At each touchpoint, traditional reps recall and sift through customer records for the right info. More importantly, your live agents serve this info through an on-brand voice they’ve gained through deliberate training.

With the integration of CRM data and pre-production training, ML algorithms give digital assistants the ability to speak in a natural, humanlike way. Impersonal menu navigation turns into guided, knowledgeable help that knows how to rapidly meet a customer’s expectations.

5. Revitalize your digital experience

Being omnichannel isn’t enough if your customer-facing portals feel stale and shallow. Each platform needs a digital-friendly service experience that gets customers what they need — regardless of the device they use.
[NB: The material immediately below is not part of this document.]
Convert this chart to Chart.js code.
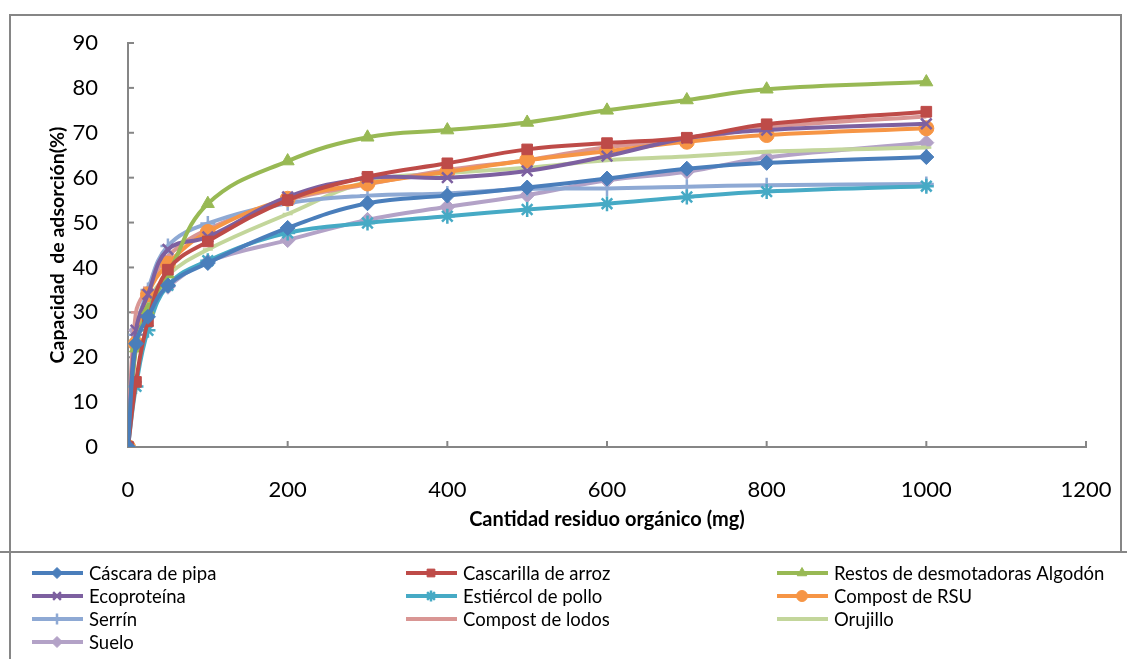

For example, customers can be easily frustrated if they try to open a new credit card from a mobile device, only to be redirected to a full-size desktop webpage. Worse cases may involve forcing customers to physically sign documents or come into a branch to even begin the process. 

Mobile-first banks are prepared against shifts in device preference with the flexibility to meet their customers wherever they are. 

After all, mobile users have already exceeded those of traditional online banking. Dynamic interface design and full-featured portals on any platform feel more approachable, ultimately keeping customers loyal.

Giving an end-to-end digital facelift can also involve moving away from strictly manual and paper-bound processes.

Managing documents via electronic signatures and other tools can streamline your backend to improve customer service. Even when leaving room for customers who prefer paper, digitizing behind the scenes will help you keep all their information at your team’s fingertips. 

6. Eliminate inter-department redundancy

Centralizing your customer data also reduces how often customers are asked for the same information again and again.

From fraud risk assessment to credit approvals, departments often have their own missions when gleaning data from customers. Wastefully, many banks pass customers down a line of repeat requests to email documents and re-verify errors already obtained elsewhere. Internally, the same occurs across departments like bad deja vu. 

Automating the back office to share data can cut back on these tedious redundancies. Leveraging automation can eliminate countless wasted hours and overtime costs on re-entering minor info changes that expose you to endless human error.

For instance, your reps — digital and human — can collect and centralize data for a single real-time view into a customer’s journey, while automated systems check it for accuracy. With the right tech implemented, these automations can trigger humanless email follow-ups to make corrections directly in your records. 

Accurate, reliable data keeps your service speedy while keeping your bank compliant and audit-ready.

7. Offer 24/7 real-time customer service availability

Finally, emphasizing an anytime-anywhere customer experience in banking can reinforce your commitment to better service.

As an example, intelligent automated digital assistants can support your customers with humanlike responses long after business hours. Furthermore, linking your services across multiple channels can emphasize your flexibility for a uniform experience. 

To reliably improve customer service, you have to first know your customer journey. You also need to know your employees’ day-to-day workflows. Process mapping can lay out every touchpoint to give you clarity into the biggest pain points — and their true causes. Automating for around-the-clock service gets much easier with intelligent business process management software (iBPMS) like ProcessMaker. Connecting — or hyperautomatingyour departments’ isolated automations into an organization-wide effort ultimately passes on the benefits to each of your customers.